Il nous reste maintenant à parler des élégies et des épigrammes de Catulle. Ses élégies, ou du moins celles de ses pièces auxquelles on est convenu de donner ce nom qui ne convient qu'à un très petit nombre d'entre elles, sont, selon nous, le plus beau fleuron de sa couronne poétique ; c'est là qu'il se montre vraiment original, vraiment lui. Ce sont de petits chefs-d'oeuvre où il n'y a pas un mot qui ne soit précieux, mais qu'il est aussi impossible d'analyser que de traduire. Celui qui pourra expliquer le charme des regards, du sourire, de la démarche d'une femme aimable, celui-là pourra expliquer le charme des vers de Catulle. Les amateurs les savent par coeur, et Racine les citait souvent avec admiration. C'est là que notre auteur prodigue toutes les grâces d'une poésie élégante à la fois et naïve, un bonheur d'expression qui n'a jamais été surpassé et rarement égalé, surtout ces délicieux diminutifs suaviolum dulcius ambrosia, brachiolum teres puelloe, solatiolum doloris, et turgiduli flendo ocelli, et mille autres passages d'un naturel charmant et inimitable, dont quelques pièces de Marot peuvent seules, en français, nous offrir une idée. Sans doute ceux qui aiment

La plaintive élégie, en longs habits de deuil,
Qui, les cheveux épars, gémit sur un cercueil,

selon la définition de Boileau, ne trouveront pas dans celles de Catulle de quoi nourrir leur sensibilité mélancolique ; mais ils ne doivent pas oublier aussi que, selon la définition du législateur du Parnasse,

Elle peint des amants la joie et la tristesse.

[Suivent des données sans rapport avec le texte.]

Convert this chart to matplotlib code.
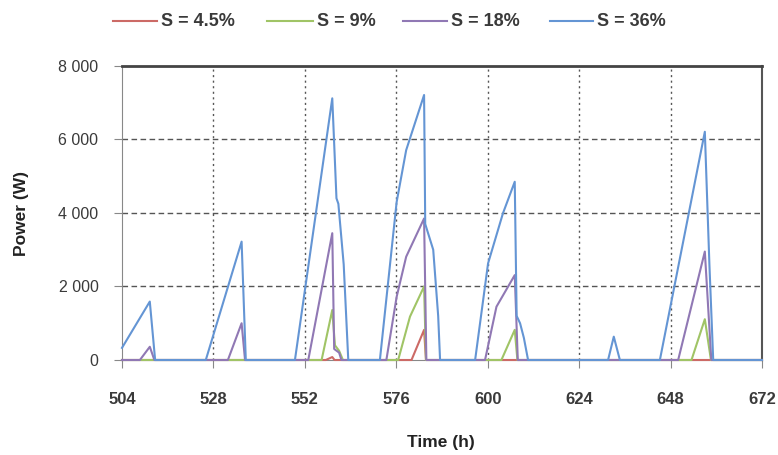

En effet, Tibulle et Properce ont donné le titre d'élégies à des pièces qui certes n'ont rien de plaintif.

C'est ainsi que Catulle entendait l'élégie, qui, chez lui, ressemble plus souvent aux odes d'Anacréon qu'aux Tristes d'Ovide. D'ailleurs le nom ne fait rien à l'affaire, et quel que soit celui qu'on donne à ses poésies érotiques, elles n'en sont pas moins ce que la muse latine a produit, sinon de plus attendrissant, du moins de plus gracieux en ce genre.

Passer des élégies de Catulle à ses épigrammes, c'est passer d'un élégant boudoir dans un infâme lupanar. On a peine à concevoir qu'un écrivain d'un goût aussi pur, aussi délicat, ait pu se permettre tant de mots grossiers, tant d'expressions révoltantes. Dans ses écrits obscènes, Catulle ressemble aux compagnons d'Ulysse : l'aimable disciple des Muses se change en un immonde pourceau, tant il semble se plaire dans la fange ! Nous avons dit plus haut les raisons auxquelles il faut attribuer les excès de Catulle en ce genre : ce défaut, grave sans doute, est moins le sien que celui de son siècle.

Toutefois, malgré notre admiration sincère pour Catulle, nous ne saurions le lire sans dégoût lorsqu'il prodigue à ses ennemis les plus sales injures et tout le vocabulaire des mauvais lieux ; et nous ne pouvons pour notre part concevoir l'aveuglement de ceux qui, dans l'épigramme, le préfèrent à Martial. Celui-ci sans doute n'est guère plus décent ; mais il a mis beaucoup plus d'esprit et de finesse dans ces petits poèmes dont un trait piquant, un mot heureux, souvent même une tournure délicate et naïve font tout le prix.